The Delaware Court of Chancery recently issued a detailed, scholarly opinion addressing anti-assignment provisions and the proper allocation for asbestos-related claims. See Viking Pump, Inc. v. Century Indemn. Co., 2009 Del. Ch. LEXIS 180 (Del. Ct. Ch. Oct. 14, 2009). Significantly, in determining the anti-assignment clauses did not bar assignment of the policies, the court departed from the reasoning utilized by the the Hawai`i Supreme Court in Del Monte Fresh Produce (Hawaii), Inc. v. Firemans' Fund Ins. Co., 117 Haw. 357, 183 P.3d 734 (2007).
Prior to the mid-1980's, both Warren Pumps and Viking Pump were independent companies that had been acquired by Houdaille Industries, Inc. Houdaille divested itself of Warren Pumps in 1985 through an asset sale to New Warren. Subsequently, Houdaille sold Viking Pump to New Viking in 1987.

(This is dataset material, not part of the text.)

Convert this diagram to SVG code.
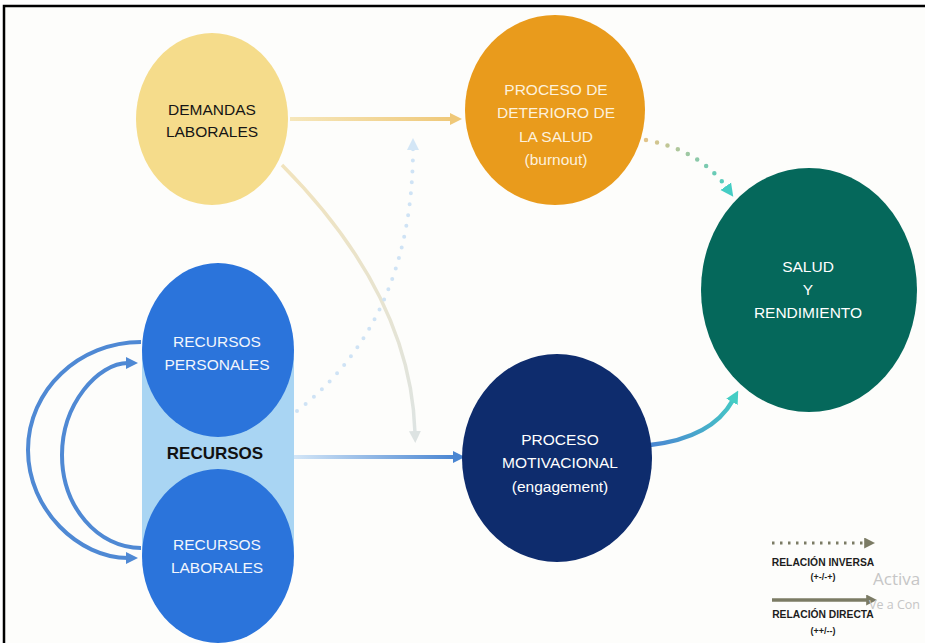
<svg xmlns="http://www.w3.org/2000/svg" width="925" height="643" viewBox="0 0 925 643">
<style>
.t{font-family:"Liberation Sans",Arial,sans-serif;font-size:15.5px;text-anchor:middle}
.w{fill:#ffffff}
.lg{font-family:"Liberation Sans",Arial,sans-serif;font-weight:bold;text-anchor:middle;fill:#1d1d1d}
.wm{font-family:"Open Sans","Noto Sans",sans-serif;fill:#c6c6c6}
</style>
<defs>
<marker id="mY" viewBox="0 0 12 12" refX="2" refY="6" markerWidth="12" markerHeight="13" markerUnits="userSpaceOnUse" orient="auto"><path d="M0,0 L12,6 L0,12 z" fill="#efc878"/></marker>
<marker id="mP" viewBox="0 0 12 12" refX="2" refY="6" markerWidth="12" markerHeight="13" markerUnits="userSpaceOnUse" orient="auto"><path d="M0,0 L12,6 L0,12 z" fill="#dde3e2"/></marker>
<marker id="mD" viewBox="0 0 12 12" refX="2" refY="6" markerWidth="12" markerHeight="13" markerUnits="userSpaceOnUse" orient="auto"><path d="M0,0 L12,6 L0,12 z" fill="#d3e6f6"/></marker>
<marker id="mB" viewBox="0 0 12 12" refX="2" refY="6" markerWidth="12" markerHeight="13" markerUnits="userSpaceOnUse" orient="auto"><path d="M0,0 L12,6 L0,12 z" fill="#4a86d2"/></marker>
<marker id="mT" viewBox="0 0 12 12" refX="2" refY="6" markerWidth="13" markerHeight="14" markerUnits="userSpaceOnUse" orient="auto"><path d="M0,0 L12,6 L0,12 z" fill="#45cdc4"/></marker>
<marker id="mA" viewBox="0 0 12 12" refX="2" refY="6" markerWidth="12" markerHeight="13" markerUnits="userSpaceOnUse" orient="auto"><path d="M0,0 L12,6 L0,12 z" fill="#4f89d4"/></marker>
<marker id="mL" viewBox="0 0 12 12" refX="2" refY="6" markerWidth="11" markerHeight="11" markerUnits="userSpaceOnUse" orient="auto"><path d="M0,0 L12,6 L0,12 z" fill="#7b7b64"/></marker>
<linearGradient id="gY" gradientUnits="userSpaceOnUse" x1="290" y1="0" x2="455" y2="0"><stop offset="0" stop-color="#f6e7bb"/><stop offset="1" stop-color="#efc878"/></linearGradient>
<linearGradient id="gP" gradientUnits="userSpaceOnUse" x1="0" y1="165" x2="0" y2="440"><stop offset="0" stop-color="#f1e3bd"/><stop offset="1" stop-color="#dde4e4"/></linearGradient>
<linearGradient id="gB" gradientUnits="userSpaceOnUse" x1="294" y1="0" x2="455" y2="0"><stop offset="0" stop-color="#d3e6f7"/><stop offset="1" stop-color="#4a86d2"/></linearGradient>
<linearGradient id="gO" gradientUnits="userSpaceOnUse" x1="645" y1="140" x2="730" y2="192"><stop offset="0" stop-color="#e3c488"/><stop offset="1" stop-color="#45cdc4"/></linearGradient>
<linearGradient id="gN" gradientUnits="userSpaceOnUse" x1="650" y1="445" x2="740" y2="395"><stop offset="0" stop-color="#4a86d2"/><stop offset="1" stop-color="#45cdc4"/></linearGradient>
</defs>
<rect x="0" y="0" width="925" height="643" fill="#ffffff"/>
<rect x="4" y="6" width="930" height="650" fill="#fdfdfb" stroke="#000000" stroke-width="2.5"/>

<g id="connectors" fill="none">
<path d="M290 119 L452 119" stroke="url(#gY)" stroke-width="4" marker-end="url(#mY)"/>
<path d="M282 165 Q411 295 415 433" stroke="url(#gP)" stroke-width="3.5" marker-end="url(#mP)"/>
<path d="M297 411 Q413 320 413 148" stroke="#cfe3f5" stroke-width="4" stroke-linecap="round" stroke-dasharray="0 11" marker-end="url(#mD)"/>
<path d="M294 457 L455 457" stroke="url(#gB)" stroke-width="4" marker-end="url(#mB)"/>
<path d="M646 140 Q700 150 727 188" stroke="url(#gO)" stroke-width="4.5" stroke-linecap="round" stroke-dasharray="0 11" marker-end="url(#mT)"/>
<path d="M650 445 Q712 438 733 400" stroke="url(#gN)" stroke-width="4.5" marker-end="url(#mT)"/>
<path d="M141 342 C79 342 28 390 28 450 C28 510 79 558 128 558" stroke="#4f89d4" stroke-width="4" marker-end="url(#mA)"/>
<path d="M141 548 C98 548 62 507 62 455 C62 404 98 363 128 363" stroke="#4f89d4" stroke-width="4" marker-end="url(#mA)"/>
</g>

<g id="demandas">
<ellipse cx="212" cy="119" rx="76" ry="86" fill="#f5dc8b"/>
<text class="t" x="212" y="115" fill="#151515">DEMANDAS</text>
<text class="t" x="212" y="137" fill="#151515">LABORALES</text>
</g>

<g id="deterioro">
<ellipse cx="555" cy="110" rx="90" ry="95" fill="#e99b1c"/>
<text class="t" x="556" y="95" fill="#fdf1dd">PROCESO DE</text>
<text class="t" x="556" y="118" fill="#fdf1dd">DETERIORO DE</text>
<text class="t" x="556" y="142" fill="#fdf1dd">LA SALUD</text>
<text class="t" x="556" y="165" fill="#fdf1dd" font-size="15">(burnout)</text>
</g>

<g id="salud">
<ellipse cx="809" cy="290" rx="108" ry="122" fill="#05685b"/>
<text class="t w" x="808" y="272">SALUD</text>
<text class="t w" x="808" y="295">Y</text>
<text class="t w" x="808" y="318">RENDIMIENTO</text>
</g>

<g id="motivacional">
<ellipse cx="557" cy="458" rx="95" ry="104" fill="#0e2c6d"/>
<text class="t w" x="560" y="445">PROCESO</text>
<text class="t w" x="560" y="468">MOTIVACIONAL</text>
<text class="t w" x="560" y="492">(engagement)</text>
</g>

<g id="recursos">
<rect x="142" y="350" width="152" height="205" fill="#a9d5f3"/>
<text x="215" y="459" font-family="Liberation Sans, Arial, sans-serif" font-weight="bold" font-size="17" text-anchor="middle" fill="#111111">RECURSOS</text>
</g>

<g id="recursos-personales">
<ellipse cx="218" cy="350" rx="76" ry="87" fill="#2b74db"/>
<text class="t" x="217" y="347" fill="#f2f6fd">RECURSOS</text>
<text class="t" x="217" y="370" fill="#f2f6fd">PERSONALES</text>
</g>

<g id="recursos-laborales">
<ellipse cx="218" cy="556" rx="76" ry="87" fill="#2b74db"/>
<text class="t" x="217" y="550" fill="#f2f6fd">RECURSOS</text>
<text class="t" x="217" y="573" fill="#f2f6fd">LABORALES</text>
</g>

<g id="legend">
<path d="M772 543 L866 543" stroke="#7b7b64" stroke-width="3" stroke-dasharray="2.5 5.5" fill="none" marker-end="url(#mL)"/>
<text class="lg" x="823" y="566" font-size="10.3">RELACIÓN INVERSA</text>
<text class="lg" x="823" y="580" font-size="9" font-weight="normal">(+-/-+)</text>
<path d="M772 600 L868 600" stroke="#7b7b64" stroke-width="3.5" fill="none" marker-end="url(#mL)"/>
<text class="lg" x="823" y="618" font-size="10.3">RELACIÓN DIRECTA</text>
<text class="lg" x="823" y="634" font-size="9" font-weight="normal">(++/--)</text>
</g>

<g id="watermark">
<text class="wm" x="873" y="585" font-size="17">Activa</text>
<text class="wm" x="869" y="609" font-size="12.5">Ve a Con</text>
</g>
</svg>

The new companies, New Warren and New Viking, were sued for asbestos exposure claims by plaintiffs who asserted that they were injured by Viking and Warren's use of asbestos while those businesses were operated by Houdaille. Houdaille had three layers of insurance coverage: primary liability policies; umbrella excess policies; and additional layers of excess coverage. Liberty Mutual provided the first two layers of insurance, while the Excess Policies were provided by twenty separate insurers who issued forty-five separate policies. The policies all provided "occurrence-based" coverage, protecting Houdaille from liability for any injury for which Houdaille was liable that occurred during the policy period. This phase of the litigation addressed coverage of the new companies under the Excess Policies.
Anti-Assignment Provisions
The court first considered whether Houdaille agreed to assign its rights under the Excess Policies to New Warren and New Viking. An amendment to the asset sale agreement to New Warren specifically gave the buyer Houdaille's insurance rights under the Excess Policies. After a detailed analysis of the Assignment and Assumption Agreement and the Stock Purchase Agreement with the New Viking, the court determined the insurance rights to the Excess Policies for pre-existing liabilities were assigned to New Viking.
The Excess Insurers argued the assignments to New Warren and New Viking were void because the Excess Insurers did not consent. The policies typically provided, "assignment of interest under this policy shall not bind the insurer until its consent is endorsed hereon." The Excess Insurers relied on the California Supreme Court's holding in Henkel Corp. v. Hartford Accident and Indemn. Co., 129 Cal. Rptr. 2d 828 (Cal. 2003), to argue the anti-assignment provisions barred assignment of rights under the policies. The Hawai`i Supreme Court followed Henkel in Del Monte v. Firemans' Fund. In Henkel and Del Monte, the courts found the anti-assignment clauses barred a transfer of insurance claims because even though the underlying tort had already occurred, the insured loss had not been reduced to a fixed amount at the time of the assignment.
Nevertheless, applying New York law, the Delaware court determined the anti-assignment clauses were unenforceable. New York law did not permit anti-assignment clauses to bar the transfer of "post-loss claims," or claims for losses that had already happened. Once the insured-against loss occurred, there was no issue of an insurer having to insure against an additional risk.
Allocation of Coverage
Turning to the allocation issue, the insurers promoted the "pro rata" approach, while the insureds urged the "all sums" concept. The "pro rata" formula meant any given insurer, having agreed to insure Houdaille for a fixed period of time, was only responsible for some "pro rata" share of the liability the insured owed to an asbestos plaintiff who suffered harm due to exposure through several policy periods. In contrast, under the "all sums" approach, a policy would be responsible for all liability that flowed from a covered occurrence up to policy limits.
The court noted that New York courts look to the intent of the parties to resolve competing interpretations of policy language. The all sums approach was the one embraced by the Houdaille Policies. Reading the policies in their entirety, they included either a "non-cumulation provision" or a "prior insurance provision." Under these clauses, recovery under one policy reduced an insured's recovery from policies in effect in other periods from the same occurrence (e.g., continuous asbestos exposure), and an insurer had to pay for injuries caused by that occurrence that continued into other periods. The non-cumulation and prior insurance provisions could not sensibly be applied within a pro rata allocation scheme. Instead, the effect of these clauses was to keep an insured from "stacking" coverage so as to exceed the limits of individual policies.